Market looks steady ahead of new economic package to be unveiled in Parliament next week

The market appears to be quiet and hesitant over its immediate direction this week - trading volume thinned to below 200m units last Thursday and Friday. Deep concerns over the banking sector's health and corporate bailouts (at the expense of shareholders) are being overshadowed by the government's careful management of unwanted publicity.

Some examples: Leaks on bank or finance companies' mergers ahead of the March 31 deadline have had the sense of achievements about them. Not many are at least close to mergers themselves, some only involving the parents taking over their respective finance company operations. And despite poor operating results from the Renong group of companies, cement companies and the farcical Sime Darby-KUB Holdings deal, we expect market sentiment to hold intact this week with high expectations of new economic measures in Parliament next week.

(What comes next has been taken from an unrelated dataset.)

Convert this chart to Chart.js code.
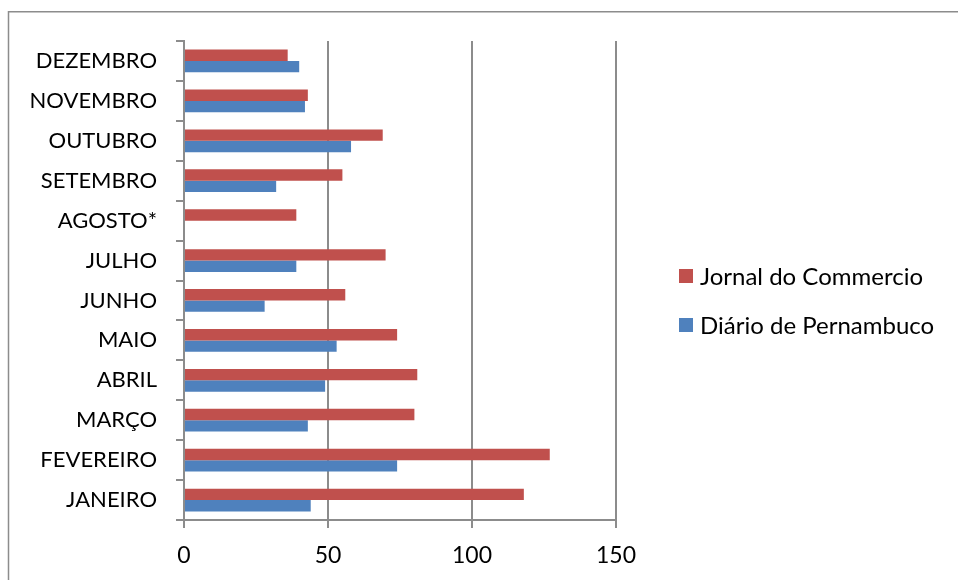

Finance Minister Anwar Ibrahim will likely announce a reduced GDP growth target of 3% for 1998, but details of the new package are still very much unknown. One can speculate about two possible concessions or economic stimulants: deferring the AIG and Aetna group's deadline to scale down their interests in local insurance operations and opening the door to foreign brokers to participate deeper in the local securities industry. Both, if materialised, would likely have assuring impact on the KLSE.

Local politics in the run-up to Umno branch elections look subdued with "no-contest" directive to incumbents who sit in the Supreme Council. Any chance of division among party supporters is remote because of the call for unity and closing of ranks in view of economic and financial turmoil at hand.

Indonesia does concern Asian markets this week with the latest Cabinet line-up that appears unsavoury to the International Monetary Fund. Hopes of economic reforms are now dimmed by the appointments Suharto's business partners to key posts, including plywood cartel leader Mr Bob Hasan's elevation to the Industry and Trade portfolio.

For this, we believe the currency market will again provide the clues to how the market will perform this week.

Perstima's qualified accounts: Some companies make good case study for corporate mismanagement. Perstima's audited accounts for year ended March 31, 1997 - published only last Friday - revealed why investors should never touch companies helmed by rogue self-proclaimed enterpreneurs with little track record. Not even with a barge pole. The auditors KPMG Desa Megat & Co have raised questions about the existence and recoverability of RM148m in the company and subsidiaries' accounts. A RM30m provision was made in its March 31 accounts, but a bigger sum may be required should the total sum become non-existent and irrecoverable. Among the items: a RM1.9m "combat boat" included in stocks for which document supporting its purchase was not available for examination. Besides, the company is exposed to two irrevocable and unconditional guarantees given to unidentified "third parties" as consideration for share margin trading facilities granted to a subsidiary.